Canada’s big six banks have made the next major move in supporting Canadians amid the COVID-19 pandemic.
Credit card interest rates are being temporarily cut by roughly half for tens of thousands of customers, banks have announced – in most cases, cardholders have to defer payments and demonstrate financial hardship to qualify.
Most of the banks’ credit cards charge interest between 19.99% and 20.99% on unpaid balances, and recent releases show rates dropping to around 10.99% (BMO, CIBC, Scotiabank, National Bank), or cut by 50 per cent exactly (TD Bank, Royal Bank).
The development follows a series of measures to help customers affected by the global pandemic, including mortgage and loan payment deferrals. The federal government had asked banks to reduce credit card interest rates according to reports from March 26.
The Bank of Canada recently issued a second emergency cut to its key rate, which fell to 0.25%. The most recent drop followed a reduction in mid-March, and affected floating mortgage rates, lines of credit and home equity lines of credit. The BoC prime rate cut did not impact credit card interest rates, however.
With the banks’ move, credit card payment deferrals and lower interest can help Canadians with short-term cash crunches – although a long-term picture remains unclear.
Adjustments to credit card interest rates – by bank
Note: Rate cuts won’t apply automatically and you must reach out to your bank to receive financial support.
In-depth: Credit card rate changes by bank
BMO announced in a release it will provide a temporary 10.99% interest rate on credit cards for personal and small business customers who are experiencing financial hardship and are receiving a credit card payment deferral.
For customers that applied for a credit card payment deferral prior to April 13, they automatically receive the new rate and do not need to contact the bank.
Additional measures from the bank include payment deferrals up to six months on mortgages and loans. Small businesses are also being supported through deferrals, as well as assistance with short-term capital and payroll.
More information can be found at bmo.com/covid19.
Scotiabank announced it was offering its temporary 10.99% rate to personal and small business credit card interest, effective April 1. The reduction is available to customers in financial distress who are receiving payment deferrals.

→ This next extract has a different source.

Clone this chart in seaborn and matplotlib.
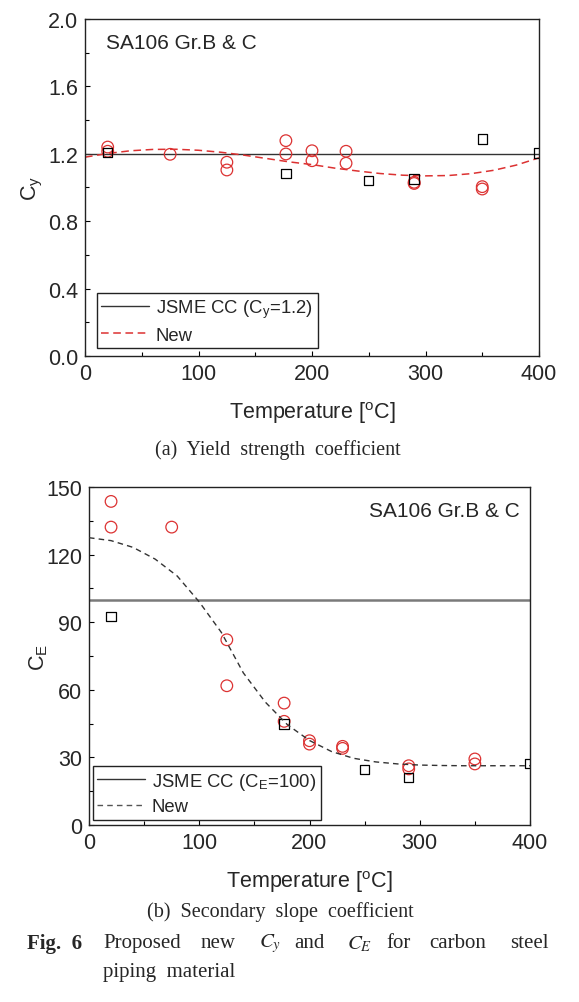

For those that have already received a deferral, contacting the bank again is not necessary – the lower rate will be applied to their account as a credit. Scotiabank is already offering the ability to transfer a credit card balance to an existing line of credit with a lower interest rate.

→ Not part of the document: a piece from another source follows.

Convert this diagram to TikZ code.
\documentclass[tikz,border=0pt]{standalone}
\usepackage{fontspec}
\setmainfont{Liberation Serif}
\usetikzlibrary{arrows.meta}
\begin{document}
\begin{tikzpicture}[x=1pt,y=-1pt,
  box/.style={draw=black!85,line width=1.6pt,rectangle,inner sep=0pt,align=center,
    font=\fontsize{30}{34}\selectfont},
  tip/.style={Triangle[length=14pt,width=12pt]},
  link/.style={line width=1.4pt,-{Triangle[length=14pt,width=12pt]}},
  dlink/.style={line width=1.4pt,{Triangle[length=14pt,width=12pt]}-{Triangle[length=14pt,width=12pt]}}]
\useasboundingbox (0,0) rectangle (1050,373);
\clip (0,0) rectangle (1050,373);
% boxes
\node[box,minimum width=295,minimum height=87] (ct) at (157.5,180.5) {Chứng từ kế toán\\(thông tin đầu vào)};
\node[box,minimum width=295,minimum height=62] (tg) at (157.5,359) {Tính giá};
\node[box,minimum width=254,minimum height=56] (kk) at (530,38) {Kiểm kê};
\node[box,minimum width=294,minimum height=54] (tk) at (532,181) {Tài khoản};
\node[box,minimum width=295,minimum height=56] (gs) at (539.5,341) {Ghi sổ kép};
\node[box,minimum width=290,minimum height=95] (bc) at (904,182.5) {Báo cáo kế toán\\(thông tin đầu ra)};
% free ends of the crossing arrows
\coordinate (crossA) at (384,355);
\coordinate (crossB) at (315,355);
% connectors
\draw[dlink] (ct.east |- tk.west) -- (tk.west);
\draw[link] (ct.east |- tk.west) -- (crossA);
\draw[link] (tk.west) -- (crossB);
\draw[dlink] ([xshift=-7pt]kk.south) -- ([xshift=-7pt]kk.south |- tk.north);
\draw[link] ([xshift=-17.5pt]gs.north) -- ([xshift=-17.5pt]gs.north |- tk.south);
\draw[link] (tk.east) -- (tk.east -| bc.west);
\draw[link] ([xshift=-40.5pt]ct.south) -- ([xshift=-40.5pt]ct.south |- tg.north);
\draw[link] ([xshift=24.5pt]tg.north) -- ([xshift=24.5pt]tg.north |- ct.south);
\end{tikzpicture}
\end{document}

An online form will be made available on April 7. In the interim, updates can be found here.
TD Bank announced relief via its TD Helps program by reducing credit card interest rates by 50 per cent for customers facing financial hardship. The release and website do not mention payment deferrals as a necessity to qualify.

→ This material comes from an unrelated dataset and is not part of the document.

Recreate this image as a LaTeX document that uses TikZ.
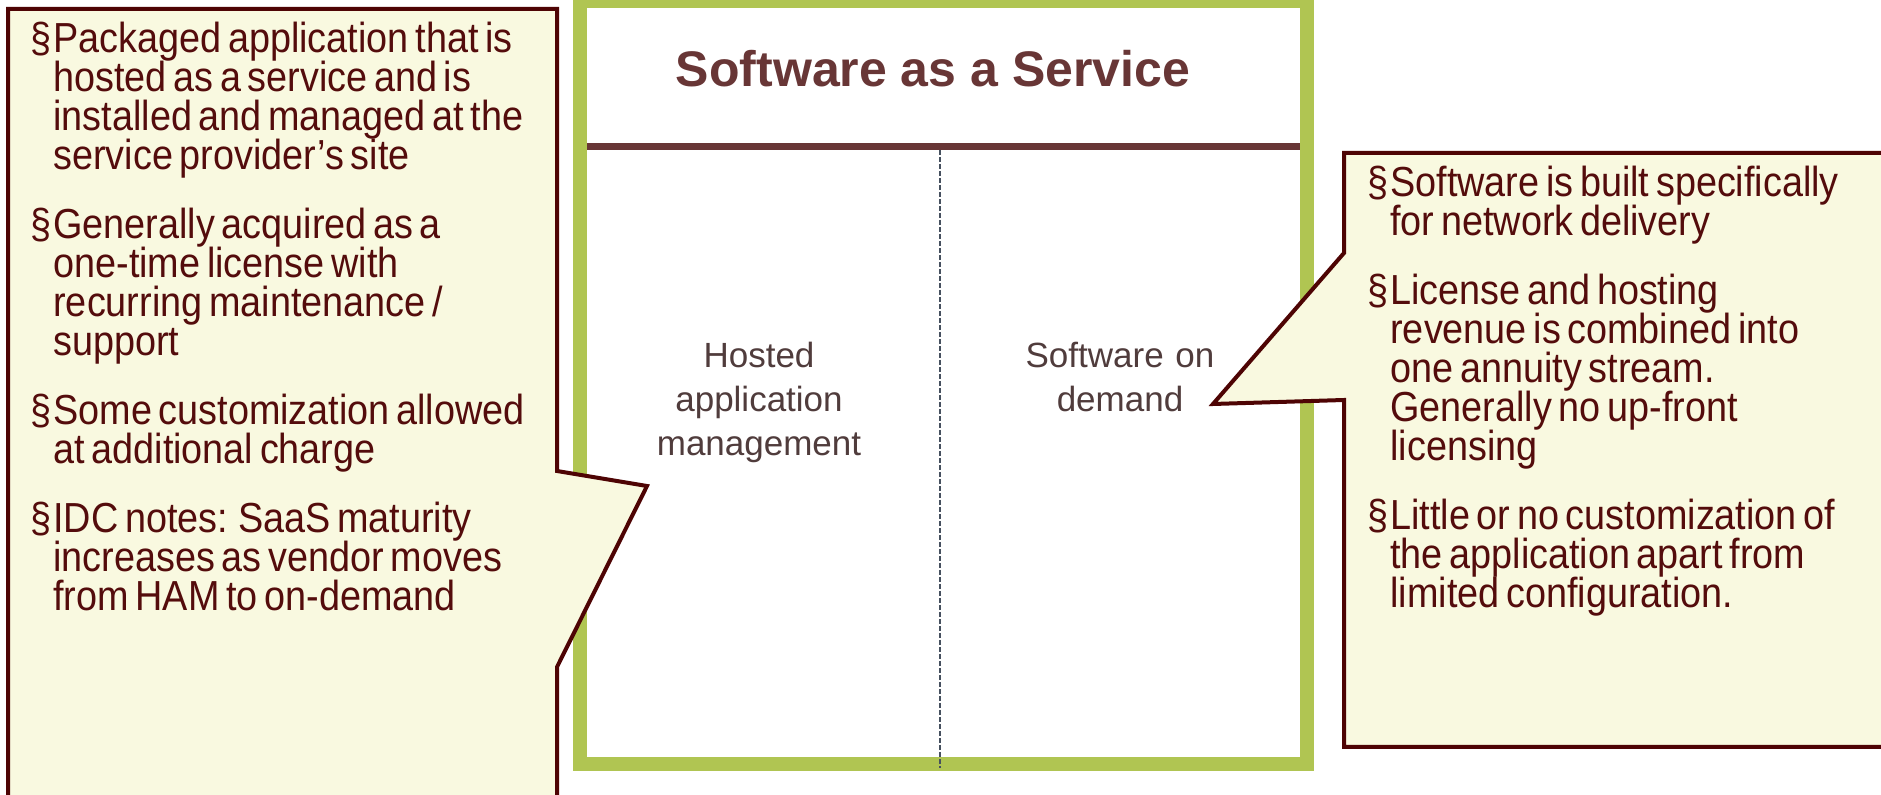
\documentclass[tikz,border=0pt]{standalone}
\usepackage{fontspec}
\setmainfont{Liberation Sans}
\newfontfamily\notefont[FakeStretch=0.9,WordSpace=1.3]{Liberation Sans}
\usepackage{tikz}
\usetikzlibrary{positioning}
\definecolor{saasgreen}{RGB}{176,197,82}
\definecolor{notefill}{RGB}{249,249,224}
\definecolor{noteline}{RGB}{78,4,4}
\definecolor{notetext}{RGB}{84,12,12}
\definecolor{titlebrown}{RGB}{104,54,54}
\definecolor{labelgray}{RGB}{80,60,60}
\definecolor{dashgray}{RGB}{70,80,95}

\newcommand{\bul}[1]{\hangindent=11.5pt\hangafter=1\noindent\makebox[11.5pt][l]{\S}#1\par}
\newcommand{\notesetup}{\notefont\fontsize{21pt}{19.5pt}\selectfont\lineskiplimit=-100pt\lineskip=0pt\parskip=15pt\relax}

\begin{document}
\begin{tikzpicture}[x=0.5pt, y=-0.5pt, line join=miter]
   \useasboundingbox (0,0) rectangle (1881,795);
   % the SaaS box
   \fill[white] (580,1) rectangle (1307,764);
   \draw[saasgreen, line width=7pt] (580,1) rectangle (1307,764);
   \draw[titlebrown, line width=3.5pt] (587,147) -- (1300,147);
   \draw[dashgray, line width=0.7pt, dash pattern=on 2.5pt off 1pt] (940,150) -- (940,768);
   \begin{scope}[every node/.style={inner sep=0pt}]
    \node (ttl) [anchor=base, text=titlebrown, font=\bfseries\fontsize{25pt}{30pt}\selectfont] at (933,87) {Software as a Service};
    \node (ham) [anchor=north, text=labelgray, text width=130pt, align=center, font=\fontsize{17.5pt}{22pt}\selectfont] at (759,342) {Hosted\\application\\management};
    \node (sod) [anchor=north, text=labelgray, text width=130pt, align=center, font=\fontsize{17.5pt}{22pt}\selectfont] at (1120,342) {Software on\\demand};
   \end{scope}
   % callouts
   \begin{scope}[noteline, fill=notefill, line width=2pt]
    \filldraw (8,9) -- (557,9) -- (557,471) -- (647,486) -- (557,667) -- (557,812) -- (8,812) -- cycle;
    \filldraw (1344,153) -- (1900,153) -- (1900,747) -- (1344,747) -- (1344,400) -- (1213,404) -- (1344,253) -- cycle;
   \end{scope}
   \begin{scope}[every node/.style={inner sep=0pt, anchor=north west, text width=280pt, align=left, text=notetext}]
    \node (lnotes) at (30,22) {\notesetup%
      \bul{Packaged application that is\newline hosted as a service and is\newline installed and managed at the\newline service provider’s site}
      \bul{Generally acquired as a\newline one-time license with\newline recurring maintenance /\newline support}
      \bul{Some customization allowed\newline at additional charge}
      \bul{IDC notes: SaaS maturity\newline increases as vendor moves\newline from HAM to on-demand}};
    \node (rnotes) at (1367,166) {\notesetup%
      \bul{Software is built specifically\newline for network delivery}
      \bul{License and hosting\newline revenue is combined into\newline one annuity stream.\newline Generally no up-front\newline licensing}
      \bul{Little or no customization of\newline the application apart from\newline limited configuration.}};
   \end{scope}
\end{tikzpicture}
\end{document}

The bank reported almost 30,000 customers have reached out for advice and relief in recent weeks, including deferrals on payments of credit cards, loans and mortgages, and debt consolidation. The TD Helps program has been in place since the 2008 financial crisis.
The bank offers online self-serve applications for credit card payment deferrals (up to three months) at td.com/covid19. For the interest rate cut, customers are asked to call 1-888-720-0075 to determine if they qualify.
RBC is also reducing its credit card interest charges by 50 per cent for customers receiving payment deferrals, it announced in a release.
Clients need to complete a financial review with an RBC adviser to receive the relief credit. To speak with an adviser, customers can book an appointment online.
More information about the bank’s response to customers’ needs – including mortgages and loans – can be found at rbc.com/covid-19/index.html.
CIBC clients who request a personal credit card payment deferral and are experiencing financial hardship will receive a 10.99% rate, it said in a release.
The bank reports 80,000 Canadians have already received credit card relief, and the temporary lower rate will be retroactively applied to March 15. CIBC also announced credit card purchases more than $100 are eligible for instalment plans with lower rates via its Pace It program.
Customers can complete an online form for assistance, contact their CIBC adviser or call 1-877-454-9030 to discuss further options.
National Bank of Canada
National Bank is deploying a 10.9% reduced interest rate for credit card clients who defer their minimum payments and demonstrate financial need, it said in a release.
Payments can be deferred up to 90 days. Customers can also pay balances with reward points on several National Bank credit cards.
Clients are asked to call 1‑800‑361‑5205 to request a deferral, and further details can be found at nbc.ca/personal/covid-19/support-measures.html.
An example: What the rate cut means for your wallet
Let’s say you owe a $5,000 balance on a credit card with a typical annual interest rate of 19.99% and were approved for a three-month minimum payment deferral from your bank. You would owe roughly $250 in interest on your $5,000 balance by the end of the three-month deferral period, assuming you made no additional payments or charges during that time.
Under the new measures, you would now be subject to a 10.99% or 9.995% annual percentage rate (depending on your bank) and pay around $135 or $123 respectively in interest by the end of the three-month deferral period.
*This is a simplified example for illustrative purposes only.